As of Wednesday, there were eight people with confirmed cases between Legacy Salmon Creek and PeaceHealth Southwest. 

With 60 percent of hospital beds occupied, 2.4 percent of those was someone with a confirmed or suspected COVID-19 case.

Still, Melnick cautioned, it’s too early to assume the hospitalization data means the virus has become any less severe.

The majority of recent cases have been primarily in younger people, especially those contracting it at work or social gatherings.

“They don’t live in a bubble. They’re going to interact with other family members, including older family members,” Melnick cautions. “With flu, which has a shorter incubation period, if there’s more transmission, you see the outcomes pretty quickly. Here, there’s a lag time, which can be a month, and by that time the damage has been done, and we have our hospitals overflowing and our ICU beds are gone.”

Research shows the virus is less likely to spread in outdoor settings, with the majority of transmissions occurring in close contact settings, defined as being within six feet for longer than 15 minutes. 

If people are planning to gather this weekend, Melnick says they should be wearing face coverings and remaining six feet apart if at all possible.

Under Phase 2, gatherings of more than five people are not allowed. Local law enforcement has been clear that they intend to take an education-first approach, and are unlikely to issue citations or fine people for breaking that order.

Still, Melnick says the recent increase in cases should provide plenty of warning for people who intend to gather that they should either change their plans, or take precautions.

“There’s more disease out there in the community, the numbers are going up,” he added. “You combine that with people who want to gather together and not observe physical distancing and (use face masks), and it’s a recipe for a huge increase in cases.”

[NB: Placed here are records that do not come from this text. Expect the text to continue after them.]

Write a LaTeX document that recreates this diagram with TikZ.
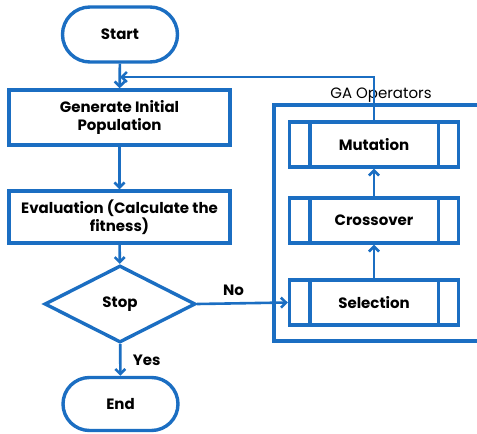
\documentclass[tikz,border=0pt]{standalone}
\usepackage{fontspec}
\setmainfont{Poppins}
\usetikzlibrary{shapes.geometric,shapes.misc,arrows.meta}
\definecolor{flowblue}{HTML}{1B6EC2}
\begin{document}
\begin{tikzpicture}[x=1pt,y=-1pt,
  every node/.style={font=\fontsize{15}{17.5}\selectfont\bfseries, align=center, text=black},
  line/.style={draw=flowblue, line width=3.4pt},
  terminal/.style={line, rounded rectangle, minimum width=115pt, minimum height=55pt, inner sep=0pt},
  process/.style={line, rectangle, minimum width=221pt, inner sep=0pt},
  decision/.style={line, diamond, minimum width=151pt, minimum height=77pt, inner sep=0pt},
  operator/.style={line, rectangle, minimum width=169pt, minimum height=45pt, inner sep=0pt},
  arr/.style={draw=flowblue, line width=2.6pt, -{Straight Barb[length=5pt,width=10pt,line width=2.6pt]}},
]
\useasboundingbox (0,0) rectangle (477,434);

% main flow
\node[terminal] (start) at (120,34.5) {Start};
\node[process, minimum height=55pt] (gen) at (119.5,117.5) {Generate Initial\\Population};
\node[process, minimum height=52pt] (eval) at (119.5,217) {Evaluation (Calculate the\\fitness)};
\node[decision] (stop) at (120,304) {Stop};
\node[terminal, minimum height=53pt] (end) at (120.5,404) {End};

% GA operators group (open to the right, runs past the page edge)
\draw[line] (490,105) -- (274,105) -- (274,341) -- (490,341);
\node[font=\fontsize{15}{17.5}\selectfont] (galabel) at (381,95) {GA Operators};
\node[operator] (mut) at (374,144.5) {Mutation};
\node[operator] (cross) at (374,220.5) {Crossover};
\node[operator] (sel) at (374,302.5) {Selection};
\foreach \n in {mut,cross,sel}{
  \draw[line] ([xshift=22pt]\n.north west) -- ([xshift=22pt]\n.south west);
  \draw[line] ([xshift=-22pt]\n.north east) -- ([xshift=-22pt]\n.south east);
}

% connectors
\coordinate (fb) at (120,77);
\draw[arr] (start) -- (gen);
\draw[arr] (gen) -- (eval);
\draw[arr] (eval) -- (stop);
\draw[arr] (stop) -- node[right=8pt, pos=0.5] (yes) {Yes} (end);
\draw[arr] (stop.east) -- node[above=3pt, pos=0.4] (no) {No} (sel.west);
\draw[arr] (sel) -- (cross);
\draw[arr] (cross) -- (mut);
\draw[arr] (mut.north) |- (fb);
\end{tikzpicture}
\end{document}
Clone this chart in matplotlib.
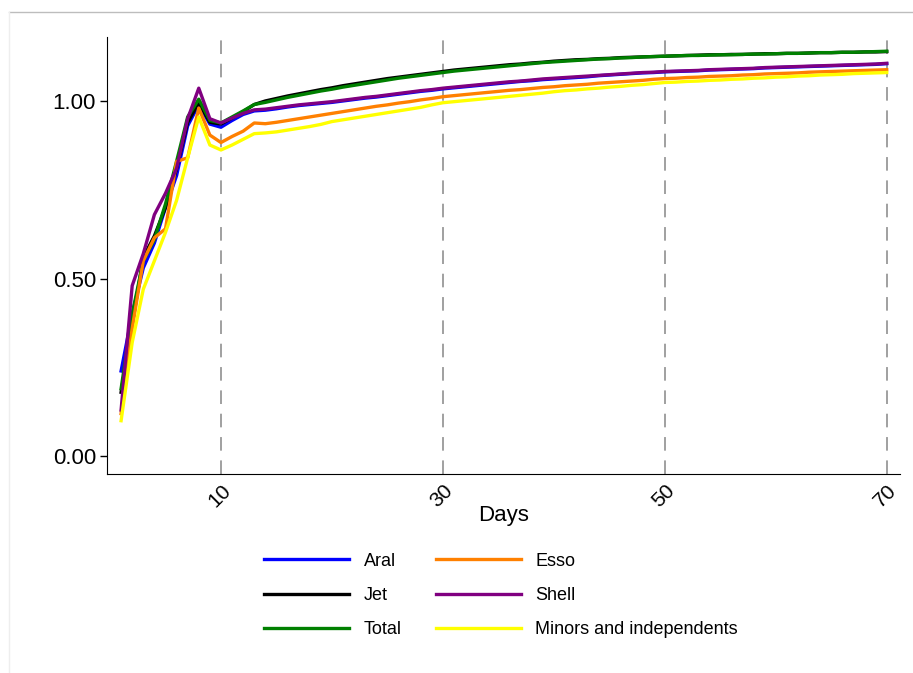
import matplotlib
matplotlib.use("Agg")
import matplotlib.pyplot as plt
from matplotlib.lines import Line2D
from matplotlib.ticker import FormatStrFormatter

plt.rcParams["font.family"] = ["Liberation Sans", "DejaVu Sans"]

days = list(range(1, 71))

aral = [0.24, 0.40, 0.53, 0.60, 0.70, 0.79, 0.93, 0.99, 0.935, 0.926,
        0.945, 0.962, 0.972, 0.974, 0.978, 0.983, 0.987, 0.990, 0.993, 0.996,
        1.000, 1.004, 1.008, 1.011, 1.015, 1.019, 1.023, 1.027, 1.030, 1.034,
        1.037, 1.040, 1.043, 1.046, 1.049, 1.052, 1.055, 1.057, 1.060, 1.062,
        1.064, 1.066, 1.068, 1.071, 1.073, 1.075, 1.077, 1.079, 1.080, 1.082,
        1.083, 1.084, 1.085, 1.087, 1.088, 1.089, 1.090, 1.091, 1.093, 1.094,
        1.095, 1.096, 1.097, 1.098, 1.099, 1.100, 1.101, 1.102, 1.103, 1.105]

jet = [0.18, 0.37, 0.56, 0.62, 0.70, 0.81, 0.94, 0.995, 0.94, 0.935,
       0.952, 0.970, 0.990, 1.000, 1.007, 1.014, 1.020, 1.026, 1.032, 1.037,
       1.043, 1.048, 1.053, 1.058, 1.063, 1.067, 1.071, 1.075, 1.079, 1.083,
       1.087, 1.090, 1.093, 1.096, 1.099, 1.102, 1.104, 1.107, 1.109, 1.112,
       1.114, 1.116, 1.117, 1.119, 1.120, 1.122, 1.123, 1.124, 1.125, 1.126,
       1.127, 1.128, 1.129, 1.130, 1.130, 1.131, 1.131, 1.132, 1.133, 1.133,
       1.134, 1.134, 1.135, 1.136, 1.136, 1.137, 1.137, 1.138, 1.138, 1.139]

total = [0.19, 0.40, 0.55, 0.61, 0.71, 0.83, 0.955, 1.005, 0.945, 0.938,
         0.955, 0.972, 0.990, 0.996, 1.003, 1.010, 1.016, 1.022, 1.028, 1.033,
         1.039, 1.044, 1.049, 1.054, 1.059, 1.064, 1.068, 1.072, 1.076, 1.080,
         1.084, 1.087, 1.090, 1.093, 1.096, 1.099, 1.102, 1.105, 1.108, 1.110,
         1.112, 1.114, 1.116, 1.118, 1.119, 1.121, 1.122, 1.124, 1.125, 1.126,
         1.127, 1.128, 1.128, 1.129, 1.130, 1.130, 1.131, 1.132, 1.132, 1.133,
         1.134, 1.134, 1.135, 1.136, 1.136, 1.137, 1.137, 1.138, 1.139, 1.140]

esso = [0.12, 0.36, 0.55, 0.615, 0.64, 0.83, 0.84, 0.98, 0.904, 0.883,
        0.900, 0.915, 0.938, 0.936, 0.940, 0.945, 0.950, 0.955, 0.960, 0.965,
        0.970, 0.975, 0.980, 0.985, 0.989, 0.994, 0.998, 1.003, 1.007, 1.012,
        1.015, 1.018, 1.021, 1.024, 1.027, 1.030, 1.032, 1.035, 1.038, 1.040,
        1.043, 1.045, 1.047, 1.050, 1.052, 1.054, 1.056, 1.058, 1.061, 1.063,
        1.064, 1.066, 1.067, 1.069, 1.070, 1.071, 1.073, 1.074, 1.076, 1.077,
        1.078, 1.079, 1.081, 1.082, 1.083, 1.084, 1.085, 1.086, 1.087, 1.088]

shell = [0.13, 0.48, 0.57, 0.68, 0.74, 0.81, 0.95, 1.036, 0.95, 0.938,
         0.952, 0.965, 0.975, 0.977, 0.981, 0.985, 0.989, 0.992, 0.995, 0.998,
         1.002, 1.006, 1.010, 1.013, 1.017, 1.021, 1.025, 1.029, 1.032, 1.036,
         1.039, 1.042, 1.045, 1.048, 1.051, 1.054, 1.056, 1.059, 1.062, 1.064,
         1.066, 1.068, 1.070, 1.072, 1.074, 1.076, 1.078, 1.080, 1.081, 1.083,
         1.084, 1.085, 1.086, 1.088, 1.089, 1.090, 1.091, 1.092, 1.094, 1.095,
         1.096, 1.097, 1.098, 1.099, 1.100, 1.101, 1.102, 1.103, 1.104, 1.106]

minors = [0.10, 0.32, 0.47, 0.55, 0.63, 0.72, 0.84, 0.955, 0.876, 0.862,
          0.876, 0.892, 0.908, 0.910, 0.913, 0.918, 0.923, 0.928, 0.934, 0.942,
          0.947, 0.952, 0.957, 0.962, 0.967, 0.972, 0.977, 0.982, 0.989, 0.995,
          0.998, 1.001, 1.004, 1.007, 1.010, 1.013, 1.016, 1.019, 1.022, 1.026,
          1.029, 1.031, 1.034, 1.036, 1.039, 1.041, 1.044, 1.046, 1.049, 1.052,
          1.053, 1.055, 1.056, 1.058, 1.059, 1.061, 1.062, 1.064, 1.065, 1.067,
          1.068, 1.070, 1.071, 1.073, 1.074, 1.075, 1.077, 1.078, 1.079, 1.080]

series = [
    ("Aral", aral, "#0000ff"),
    ("Jet", jet, "#000000"),
    ("Total", total, "#008000"),
    ("Esso", esso, "#ff8000"),
    ("Shell", shell, "#800080"),
    ("Minors and independents", minors, "#ffff00"),
]

vlines = [10, 30, 50, 70]
yticks = [0.0, 0.5, 1.0]

fig = plt.figure(figsize=(9.13, 6.73), dpi=100)
ax = fig.add_axes([0.1172, 0.2957, 0.8686, 0.6493])

for x in vlines:
    ax.axvline(x, color="#a0a0a0", linestyle=(0, (7, 5)), linewidth=1.4, zorder=1)

for name, vals, col in series:
    ax.plot(days, vals, color=col, linewidth=2.4, label=name, zorder=3)

ax.set_xlim(-0.27, 71.2)
ax.set_ylim(-0.05, 1.18)
ax.set_xticks(vlines)
ax.set_xticklabels([str(v) for v in vlines], rotation=45, ha="right",
                   rotation_mode="anchor", fontsize=15)
ax.set_yticks(yticks)
ax.yaxis.set_major_formatter(FormatStrFormatter("%.2f"))
ax.tick_params(axis="y", labelsize=16, length=5, width=1, pad=3)
ax.tick_params(axis="x", length=0, pad=5)
ax.spines["top"].set_visible(False)
ax.spines["right"].set_visible(False)
ax.set_xlabel("Days", fontsize=16, labelpad=-4)

ax.legend(loc="upper center", bbox_to_anchor=(0.497, -0.143), ncol=2,
          frameon=False, fontsize=13, handlelength=4.7, handletextpad=0.8,
          columnspacing=1.9, labelspacing=0.95)

# thin outer frame lines seen at top/left of the original graphic
fig.add_artist(Line2D([0.0099, 1.0], [0.982, 0.982], transform=fig.transFigure,
                      color="#bdbdbd", linewidth=1))
fig.add_artist(Line2D([0.0099, 0.0099], [0.0, 0.982], transform=fig.transFigure,
                      color="#eeeeee", linewidth=1))

fig.savefig("out.png", dpi=100)
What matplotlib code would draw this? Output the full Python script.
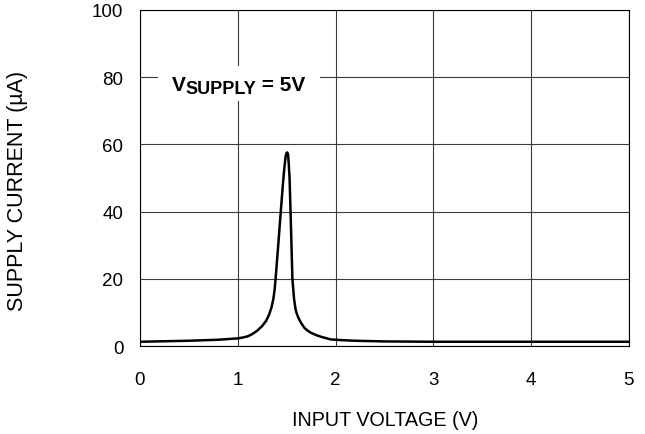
import matplotlib
matplotlib.use("Agg")
import matplotlib.pyplot as plt
from matplotlib.patches import Rectangle

plt.rcParams['font.family'] = ['Liberation Sans', 'DejaVu Sans']

# supply current vs input voltage
input_v = [0.0, 0.5, 0.8, 1.0, 1.05, 1.1, 1.15, 1.2, 1.25, 1.29, 1.32, 1.345,
           1.364, 1.377, 1.387, 1.414, 1.44, 1.46, 1.475, 1.49, 1.50, 1.507,
           1.515, 1.522, 1.53, 1.54, 1.559, 1.576, 1.59, 1.60, 1.615, 1.627,
           1.65, 1.68, 1.71, 1.747, 1.8, 1.85, 1.9, 1.95, 2.05, 2.2, 2.5, 3.0, 5.0]
supply_ua = [1.3, 1.6, 1.9, 2.3, 2.55, 2.9, 3.6, 4.6, 6.0, 7.5, 9.3, 11.5,
             14.0, 16.8, 20.0, 30.0, 40.0, 47.5, 52.5, 56.5, 57.5, 57.6,
             57.0, 54.0, 50.0, 40.0, 20.0, 14.0, 11.2, 10.0, 8.8, 8.0,
             6.8, 5.5, 4.7, 4.0, 3.3, 2.8, 2.4, 2.0, 1.8, 1.6, 1.4, 1.3, 1.3]

x_ticks = [0, 1, 2, 3, 4, 5]
y_ticks = [0, 20, 40, 60, 80, 100]

fig = plt.figure(figsize=(6.45, 4.35), dpi=100)
ax = fig.add_axes([0.217, 0.202, 0.758, 0.773])

ax.set_xlim(0, 5)
ax.set_ylim(0, 100)
ax.set_xticks(x_ticks)
ax.set_yticks(y_ticks)
ax.tick_params(length=0, labelsize=13.5, colors='black')
ax.tick_params(axis='y', pad=12)
ax.tick_params(axis='x', pad=18)
ax.grid(True, color='#3a3a3a', linewidth=0.8, zorder=0.5)
ax.set_axisbelow(True)
for s in ax.spines.values():
    s.set_linewidth(0.8)
    s.set_color('black')

ax.plot(input_v, supply_ua, color='black', linewidth=1.8,
        solid_joinstyle='round', solid_capstyle='round', zorder=3)

ax.set_xlabel('INPUT VOLTAGE (V)', fontsize=14.2)
ax.set_ylabel('SUPPLY CURRENT (µA)', fontsize=15.5)
ax.xaxis.set_label_coords(0.501, -0.19)
ax.yaxis.set_label_coords(-0.229, 0.464)

# white box behind the label, hides the grid
ax.add_patch(Rectangle((0.037, 0.729), 0.331, 0.104, transform=ax.transAxes,
                       facecolor='white', edgecolor='none', zorder=1))

t1 = ax.text(0.065, 0.749, 'V', transform=ax.transAxes, fontsize=15,
             fontweight='bold', va='bottom', ha='left', zorder=4)
t2 = ax.annotate('SUPPLY', xy=(1, 0), xycoords=t1, xytext=(0, -2),
                 textcoords='offset points', fontsize=13, fontweight='bold',
                 va='bottom', ha='left', zorder=4)
t3 = ax.annotate(' = 5V', xy=(1, 0), xycoords=t2, xytext=(0, 2),
                 textcoords='offset points', fontsize=15, fontweight='bold',
                 va='bottom', ha='left', zorder=4)

fig.savefig('out.png', dpi=100)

A note about antibody testing

In his presentation Wednesday morning, Melnick noted that the Centers for Disease Control (CDC) has been conducting serology tests in several parts of the country in an attempt to determine how many undiagnosed cases may be in the population.

Unsurprisingly, places like New York City, which had a severe outbreak and a much denser population, saw a higher prevalence of antibodies in serology testing.

Out of 2,482 samples collected between March 23 and April 1, nearly seven percent had COVID-19 antibodies. That number would indicate approximately 641,800 actual COVID-19 infections in the metro region, which is 12 times higher than the 53,800 confirmed cases that had been reported in that time period.

Similarly, the Western Washington region, including King, Pierce, Snohomish, and Kitsap Counties, saw a 1.13 percent seroprevalence estimate out of nearly 3,300 samples collected. That would put the actual case number at more than 48,000 before April 1, which is 11 times higher than the actual number of reported cases.

Melnick cautions that since the common cold is often caused by a coronavirus, antibody testing is prone to a high number of false positives. Still, it lends some perspective to the thinking this virus may have a higher-than-expected prevalence of asymptomatic cases.